"Da quando ho conosciuto l'arte, 'sta cella è diventata 'na prigione"
Cesare deve morire and the Unsettling Self-(Re-)Fashioning Power of Theater
Abstract
As uplifting as it is unsettling, Paolo and Vittorio Taviani's Cesare deve morire (2012) is one of the most peculiar and engaging Shakespearian adaptations of the past few years. A drama-documentary chronicling the staging of Julius Caesar by the inmates of the maximum-security wing of the Rebibbia prison in Rome, Cesare deve morire explores a wide range of thought-provoking issues. As an adaptation, it is especially interesting for the directors' unusual choice to have each actor "translate" his lines into his own dialect, which enriches Shakespeare's text with new layers of meaning, in that each dialect both carries geographic-specific cultural traits and evokes conscious and unconscious associations in the viewers' imagination.

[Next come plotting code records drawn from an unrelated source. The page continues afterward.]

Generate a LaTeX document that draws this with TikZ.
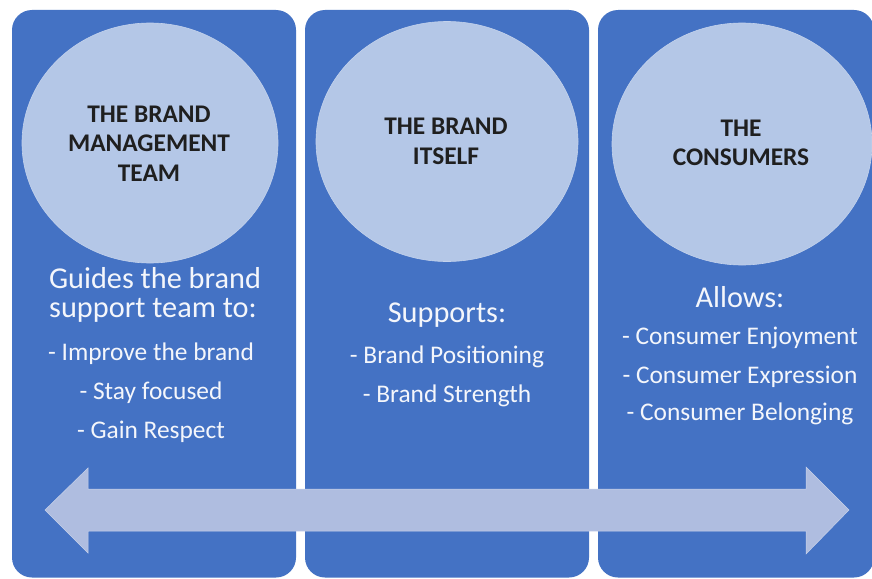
\documentclass[tikz,border=0pt]{standalone}
\usepackage{fontspec}
\setmainfont{Carlito}
\definecolor{boxblue}{HTML}{4472C4}
\definecolor{circblue}{HTML}{B4C7E7}
\definecolor{arrowblue}{HTML}{AFBDE0}
\definecolor{softwhite}{HTML}{F4F6FB}
\begin{document}
\begin{tikzpicture}[x=1pt,y=-1pt,
  panel/.style={fill=boxblue,draw=none,rounded corners=20pt},
  disc/.style={fill=circblue,draw=circblue!80!white,line width=0.6pt},
  title/.style={font=\fontsize{25.4}{29.5}\selectfont\bfseries,text=black!88,align=center,inner sep=0pt},
  head/.style={font=\fontsize{30.3}{32}\selectfont,text=softwhite,inner sep=0pt,anchor=center},
  item/.style={font=\fontsize{25.4}{28}\selectfont,text=softwhite,inner sep=0pt,anchor=center}]
\useasboundingbox (0,0) rectangle (872,578);
\fill[white] (0,0) rectangle (872,578);
% panels
\path[panel] (12,10) rectangle (296,577.5);
\path[panel] (305,10) rectangle (589,577.5);
\path[panel] (598,10) rectangle (874,577.5);
% circles
\draw[disc] (150,143) ellipse [x radius=128, y radius=120];
\draw[disc] (447,141.5) ellipse [x radius=131, y radius=120];
\draw[disc] (742,144) ellipse [x radius=130, y radius=121];
% circle titles
\node[title] (t1) at (149,143.5) {THE BRAND\\MANAGEMENT\\TEAM};
\node[title] (t2) at (446,141.5) {THE BRAND\\ITSELF};
\node[title] (t3) at (741,143) {THE\\CONSUMERS};
% column 1 text
\node[head] (g1) at (155,278.5) {Guides the brand};
\node[head] (g2) at (153,310.5) {support team to:};
\node[item] (a1) at (151,354) {- Improve the brand};
\node[item] (a2) at (151,393) {- Stay focused};
\node[item] (a3) at (151,432) {- Gain Respect};
% column 2 text
\node[head] (s0) at (447,315) {Supports:};
\node[item] (b1) at (447,357) {- Brand Positioning};
\node[item] (b2) at (447,396) {- Brand Strength};
% column 3 text
\node[head] (l0) at (740,297) {Allows:};
\node[item] (c1) at (740,338) {- Consumer Enjoyment};
\node[item] (c2) at (740,377) {- Consumer Expression};
\node[item] (c3) at (740,414) {- Consumer Belonging};
% double arrow
\fill[arrowblue,draw=arrowblue!70!white,line width=0.5pt]
  (45,510) -- (88,468) -- (88,489) -- (806,489) -- (806,467) -- (849,510)
  -- (806,554) -- (806,531) -- (88,531) -- (88,553) -- cycle;
\end{tikzpicture}
\end{document}
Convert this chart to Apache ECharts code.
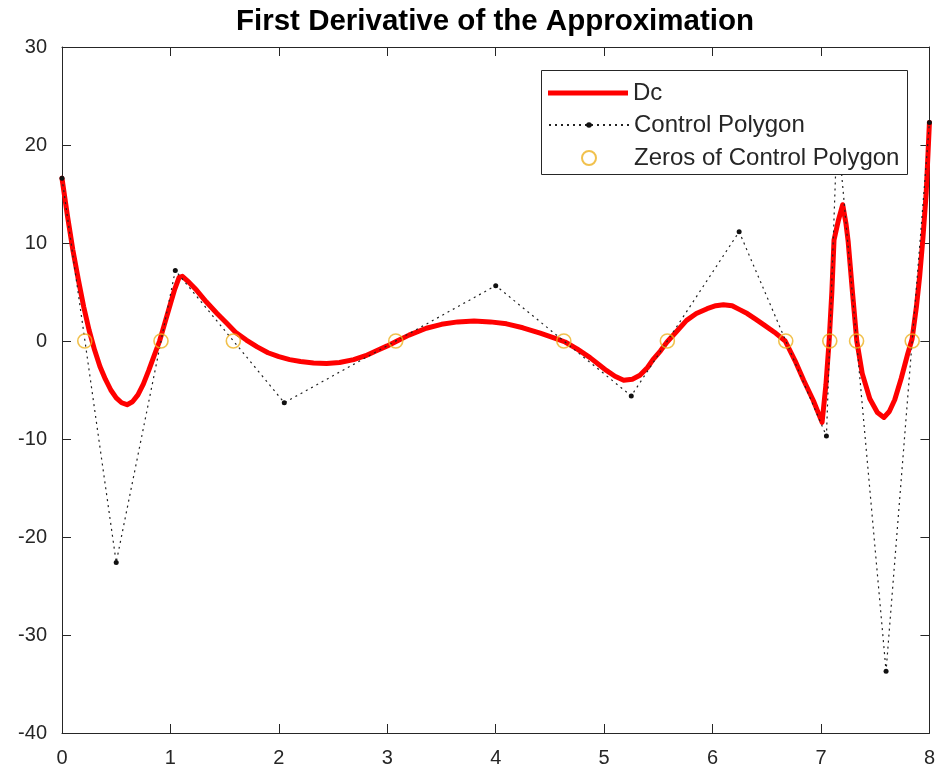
<!DOCTYPE html>
<html>
<head>
<meta charset="utf-8">
<title>First Derivative of the Approximation</title>
<script src="https://cdn.jsdelivr.net/npm/echarts@6/dist/echarts.min.js"></script>
<style>
  html, body { margin: 0; padding: 0; background: #fff; }
  #chart { width: 938px; height: 773px; }
</style>
</head>
<body>
<div id="chart"></div>
<script>
// Derivative curve Dc
const dcX = [0, 0.05, 0.10, 0.15, 0.20, 0.25, 0.30, 0.35, 0.40, 0.45, 0.50, 0.55, 0.60, 0.65, 0.70, 0.75, 0.80, 0.85, 0.90, 0.95, 1.00, 1.04, 1.08, 1.11, 1.17, 1.24, 1.33, 1.43, 1.52, 1.60, 1.70, 1.80, 1.90, 2.00, 2.10, 2.20, 2.32, 2.44, 2.56, 2.69, 2.80, 2.90, 3.00, 3.09, 3.20, 3.36, 3.50, 3.65, 3.80, 3.95, 4.10, 4.25, 4.41, 4.53, 4.64, 4.75, 4.87, 4.95, 5.02, 5.10, 5.18, 5.26, 5.33, 5.40, 5.45, 5.52, 5.58, 5.67, 5.76, 5.85, 5.95, 6.03, 6.10, 6.18, 6.25, 6.32, 6.40, 6.48, 6.57, 6.67, 6.76, 6.84, 6.93, 7.01, 7.045, 7.075, 7.10, 7.12, 7.16, 7.20, 7.23, 7.25, 7.29, 7.33, 7.38, 7.45, 7.52, 7.58, 7.63, 7.68, 7.74, 7.80, 7.84, 7.88, 7.91, 7.94, 7.97, 8.0];
const dcY = [16.6, 12.8, 9.3, 6.3, 3.5, 1.1, -0.9, -2.6, -3.9, -5.0, -5.8, -6.3, -6.5, -6.2, -5.5, -4.4, -3.0, -1.5, 0.0, 1.9, 3.8, 5.3, 6.5, 6.6, 6.0, 5.2, 4.0, 2.8, 1.8, 0.9, 0.1, -0.6, -1.2, -1.6, -1.9, -2.1, -2.25, -2.3, -2.2, -1.9, -1.5, -1.0, -0.5, 0.0, 0.6, 1.3, 1.7, 1.95, 2.05, 1.95, 1.75, 1.35, 0.8, 0.35, -0.1, -0.8, -1.7, -2.4, -3.0, -3.6, -4.0, -3.9, -3.5, -2.7, -1.9, -1.0, -0.1, 1.0, 2.1, 2.8, 3.3, 3.6, 3.7, 3.6, 3.2, 2.8, 2.2, 1.6, 0.9, 0.0, -2.0, -4.0, -6.1, -8.3, -4.5, 0.0, 5.0, 10.3, 12.3, 13.9, 12.0, 10.2, 5.0, 0.0, -3.3, -5.9, -7.3, -7.8, -7.2, -6.0, -3.8, -1.3, 0.2, 3.5, 6.6, 10.5, 15.1, 22.3];

// Control polygon vertices
const polyX = [0, 0.5, 1.045, 2.05, 4.0, 5.25, 6.245, 7.05, 7.15, 7.6, 8.0];
const polyY = [16.6, -22.6, 7.2, -6.3, 5.65, -5.6, 11.15, -9.7, 22, -33.7, 22.3];

// Zero crossings of the control polygon
const zerosX = [0.21, 0.913, 1.58, 3.078, 4.628, 5.583, 6.675, 7.081, 7.328, 7.841];
const zerosY = [0, 0, 0, 0, 0, 0, 0, 0, 0, 0];

// Axis ticks
const xTicks = { min: 0, max: 8, step: 1 };
const yTicks = { min: -40, max: 30, step: 10 };

const seriesNames = ['Dc', 'Control Polygon', 'Zeros of Control Polygon'];

const zip = (xs, ys) => xs.map((x, i) => [x, ys[i]]);

const FONT = "'Liberation Sans', Arial, Helvetica, sans-serif";
const AXIS_COLOR = '#262626';

const baseAxis = (t, showLabel, position) => ({
  type: 'value',
  position: position,
  min: t.min,
  max: t.max,
  interval: t.step,
  axisLine: { show: true, onZero: false, lineStyle: { color: AXIS_COLOR, width: 1 } },
  axisTick: { show: true, inside: true, length: 9, lineStyle: { color: AXIS_COLOR, width: 1 } },
  splitLine: { show: false },
  axisLabel: {
    show: showLabel,
    color: AXIS_COLOR,
    fontFamily: FONT,
    fontSize: 20
  }
});

const xMain = baseAxis(xTicks, true, 'bottom');
xMain.axisLabel.margin = 15;
const yMain = baseAxis(yTicks, true, 'left');
yMain.axisLabel.margin = 15;

// Legend: one entry per component so each sample gets its own size
const legendBox = { left: 541, top: 70, width: 366, height: 104 };
const legendRowCenters = [93, 125, 158];
const legendText = { fontFamily: FONT, fontSize: 24, lineHeight: 24, color: AXIS_COLOR };
const legendEntry = (name, i, itemHeight, left, icon) => ({
  orient: 'vertical',
  left: left,
  top: legendRowCenters[i] - 12,
  padding: 0,
  itemWidth: 80,
  itemHeight: itemHeight,
  itemGap: 0,
  z: 60,
  selectedMode: false,
  textStyle: legendText,
  data: [icon ? { name: name, icon: icon } : { name: name }]
});

const chart = echarts.init(document.getElementById('chart'), null, { renderer: 'canvas' });

chart.setOption({
  animation: false,
  backgroundColor: '#ffffff',
  title: {
    text: 'First Derivative of the Approximation',
    left: 490,
    textAlign: 'center',
    top: 2,
    textStyle: { fontFamily: FONT, fontSize: 29.5, fontWeight: 'bold', color: '#000' }
  },
  grid: { left: 62, right: 8, top: 47, bottom: 40, containLabel: false },
  xAxis: [xMain, baseAxis(xTicks, false, 'top')],
  yAxis: [yMain, baseAxis(yTicks, false, 'right')],
  graphic: [{
    type: 'rect',
    z: 50,
    shape: { x: legendBox.left + 0.5, y: legendBox.top + 0.5, width: legendBox.width, height: legendBox.height },
    style: { fill: '#ffffff', stroke: AXIS_COLOR, lineWidth: 1 }
  }],
  legend: [
    legendEntry(seriesNames[0], 0, 5, 548, 'path://M0,0L80,0L80,5L0,5Z'),
    legendEntry(seriesNames[1], 1, 7, 548),
    legendEntry(seriesNames[2], 2, 14, 581)
  ],
  series: [
    {
      name: seriesNames[0],
      type: 'line',
      data: zip(dcX, dcY),
      showSymbol: false,
      symbol: 'none',
      smooth: false,
      lineStyle: { color: '#ff0000', width: 5, join: 'round', cap: 'round' },
      itemStyle: { color: '#ff0000' },
      z: 2
    },
    {
      name: seriesNames[1],
      type: 'line',
      data: zip(polyX, polyY),
      symbol: 'circle',
      symbolSize: 5,
      lineStyle: { color: '#222', width: 1.2, type: [2, 4] },
      itemStyle: { color: '#111' },
      z: 3
    },
    {
      name: seriesNames[2],
      type: 'scatter',
      data: zip(zerosX, zerosY),
      symbol: 'circle',
      symbolSize: 14,
      itemStyle: { color: 'rgba(0,0,0,0)', borderColor: '#EDB120', borderWidth: 1.6 },
      z: 4
    }
  ]
});
</script>
</body>
</html>
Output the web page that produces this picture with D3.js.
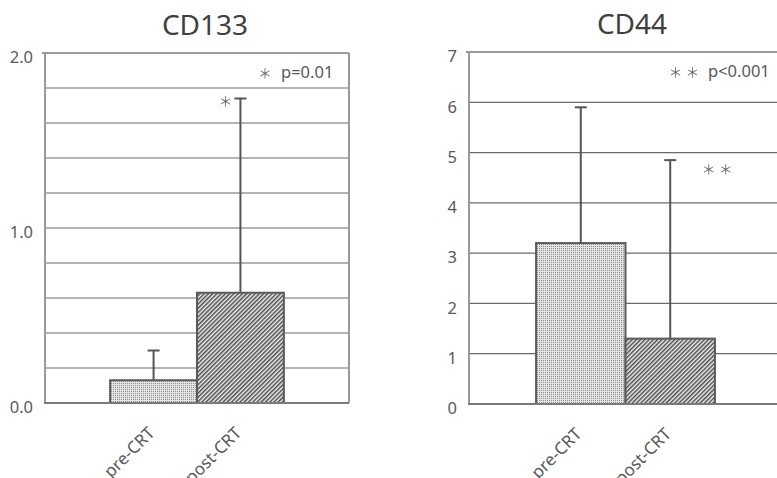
<!DOCTYPE html>
<html>
<head>
<meta charset="utf-8">
<script src="https://cdn.jsdelivr.net/npm/d3@7"></script>
<style>
  body { margin: 0; background: #fff; }
  svg { display: block; font-family: "Noto Sans", sans-serif; }
  .star { filter: grayscale(100%); }
</style>
</head>
<body>
<svg id="chart" width="777" height="478"></svg>
<script>
// groups and values
var groups = ["pre-CRT", "post-CRT"];

var cd133Mean = [0.13, 0.63];
var cd133Sd = [0.17, 1.11];
var cd133Ticks = [0, 1, 2];
var cd133Grid = [0.2, 0.4, 0.6, 0.8, 1.0, 1.2, 1.4, 1.6, 1.8];

var cd44Mean = [3.2, 1.3];
var cd44Sd = [2.7, 3.55];
var cd44Ticks = [0, 1, 2, 3, 4, 5, 6, 7];
var cd44Grid = [1, 2, 3, 4, 5, 6];

var textColor = "#595959";
var starFont = "'Noto Sans CJK JP', 'DejaVu Sans', sans-serif";
var svg = d3.select("#chart");

// fill patterns
var defs = svg.append("defs");
var dots = defs.append("pattern")
  .attr("id", "dots")
  .attr("patternUnits", "userSpaceOnUse")
  .attr("width", 2).attr("height", 2);
dots.append("rect").attr("width", 2).attr("height", 2).attr("fill", "#e4e4e4");
dots.append("rect").attr("width", 1).attr("height", 1).attr("fill", "#8e8e8e");

var hatch = defs.append("pattern")
  .attr("id", "hatch")
  .attr("patternUnits", "userSpaceOnUse")
  .attr("width", 3).attr("height", 3)
  .attr("patternTransform", "rotate(45)");
hatch.append("rect").attr("width", 3).attr("height", 3).attr("fill", "#f2f2f2");
hatch.append("rect").attr("width", 1.5).attr("height", 3).attr("fill", "#4a4a4a");

var fills = ["url(#dots)", "url(#hatch)"];

drawPanel({
  left: 45, top: 53, width: 304, height: 350,
  title: "CD133", titleX: 160,
  mean: cd133Mean, sd: cd133Sd, max: 2,
  ticks: cd133Ticks, grid: cd133Grid, fmt: d3.format(".1f"),
  note: "p=0.01", noteStars: "＊", starsX: 220, noteX: 236,
  barStars: "＊", barStarsDx: -15, barStarsDy: 3,
  rightBorder: true
});

drawPanel({
  left: 469, top: 52, width: 313, height: 352,
  title: "CD44", titleX: 163,
  mean: cd44Mean, sd: cd44Sd, max: 7,
  ticks: cd44Ticks, grid: cd44Grid, fmt: d3.format("d"),
  note: "p<0.001", noteStars: "＊ ＊", starsX: 215, noteX: 239,
  barStars: "＊ ＊", barStarsDx: 47, barStarsDy: 9,
  rightBorder: false
});

function drawPanel(o) {
  var g = svg.append("g")
    .attr("transform", `translate(${o.left}, ${o.top})`);

  var x = d3.scaleBand()
    .domain(groups)
    .range([0, o.width])
    .paddingInner(0)
    .paddingOuter(0.75);

  var y = d3.scaleLinear()
    .domain([0, o.max])
    .range([o.height, 0]);

  // title
  g.append("text")
    .attr("x", o.titleX)
    .attr("y", -18)
    .attr("text-anchor", "middle")
    .attr("font-size", 28)
    .attr("fill", "#404040")
    .text(o.title);

  // grid lines
  g.selectAll(".grid")
    .data(o.grid)
    .enter().append("line")
    .attr("x1", 0).attr("x2", o.width)
    .attr("y1", d => y(d)).attr("y2", d => y(d))
    .attr("stroke", "#6a6a6a")
    .attr("stroke-width", 1.2);

  // frame
  g.append("line")
    .attr("x1", -3).attr("x2", o.width)
    .attr("y1", y(o.max)).attr("y2", y(o.max))
    .attr("stroke", "#9a9a9a").attr("stroke-width", 2);
  g.append("line")
    .attr("x1", 0).attr("x2", 0)
    .attr("y1", y(o.max)).attr("y2", y(0))
    .attr("stroke", "#9a9a9a").attr("stroke-width", 2);
  if (o.rightBorder) {
    g.append("line")
      .attr("x1", o.width).attr("x2", o.width)
      .attr("y1", y(o.max)).attr("y2", y(0))
      .attr("stroke", "#9a9a9a").attr("stroke-width", 2);
  }

  // y tick labels
  g.selectAll(".ylab")
    .data(o.ticks)
    .enter().append("text")
    .attr("x", -12)
    .attr("y", d => y(d))
    .attr("dy", "0.62em")
    .attr("text-anchor", "end")
    .attr("font-size", 16.5)
    .attr("fill", textColor)
    .text(o.fmt);

  // error bars (drawn first, bars cover their lower part)
  var errs = g.selectAll(".err")
    .data(groups)
    .enter().append("g");
  errs.append("line")
    .attr("x1", d => x(d) + x.bandwidth() / 2)
    .attr("x2", d => x(d) + x.bandwidth() / 2)
    .attr("y1", (d, i) => y(o.mean[i]))
    .attr("y2", (d, i) => y(o.mean[i] + o.sd[i]))
    .attr("stroke", "#555").attr("stroke-width", 2);
  errs.append("line")
    .attr("x1", d => x(d) + x.bandwidth() / 2 - 6)
    .attr("x2", d => x(d) + x.bandwidth() / 2 + 6)
    .attr("y1", (d, i) => y(o.mean[i] + o.sd[i]))
    .attr("y2", (d, i) => y(o.mean[i] + o.sd[i]))
    .attr("stroke", "#555").attr("stroke-width", 2);

  // bars
  g.selectAll(".bar")
    .data(groups)
    .enter().append("rect")
    .attr("x", d => x(d))
    .attr("y", (d, i) => y(o.mean[i]))
    .attr("width", x.bandwidth())
    .attr("height", (d, i) => y(0) - y(o.mean[i]))
    .attr("fill", (d, i) => fills[i])
    .attr("stroke", "#5a5a5a")
    .attr("stroke-width", 2);

  // baseline
  g.append("line")
    .attr("x1", -1).attr("x2", o.width)
    .attr("y1", y(0)).attr("y2", y(0))
    .attr("stroke", "#7a7a7a").attr("stroke-width", 2);

  // x labels
  g.selectAll(".xlab")
    .data(groups)
    .enter().append("text")
    .attr("transform", d => `translate(${x(d) + x.bandwidth() / 2 + 2}, ${o.height + 31}) rotate(-45)`)
    .attr("text-anchor", "end")
    .attr("font-size", 17)
    .attr("fill", textColor)
    .text(d => d);

  // significance note
  g.append("text")
    .attr("class", "star")
    .attr("x", o.starsX)
    .attr("y", y(o.max) + 25)
    .attr("text-anchor", "middle")
    .attr("font-family", starFont)
    .attr("font-size", 14)
    .attr("fill", "#6e6e6e")
    .text(o.noteStars);
  g.append("text")
    .attr("x", o.noteX)
    .attr("y", y(o.max) + 25)
    .attr("font-size", 16.5)
    .attr("fill", textColor)
    .text(o.note);

  // stars by post-CRT error bar
  var post = groups[1];
  g.append("text")
    .attr("class", "star")
    .attr("x", x(post) + x.bandwidth() / 2 + o.barStarsDx)
    .attr("y", y(o.mean[1] + o.sd[1]) + o.barStarsDy)
    .attr("dy", "0.35em")
    .attr("text-anchor", "middle")
    .attr("font-family", starFont)
    .attr("font-size", 14)
    .attr("fill", "#6e6e6e")
    .text(o.barStars);
}
</script>
</body>
</html>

The use of dialect is also decisive in creating a bridge between the events in Julius Caesar and the inmates' first-hand experience of criminal life, which endows their performance with profound intensity. This article notably focuses on the ultimate consequences brought about on the convicts' perception of their own lives and selves by their intimate encounter with art. Specifically, the rehabilitative and regenerating function of theater seems simultaneously to carry disturbing retributive overtones, since this reawakening contact with art leads some of the inmates fully to realize the extent of what they have lost.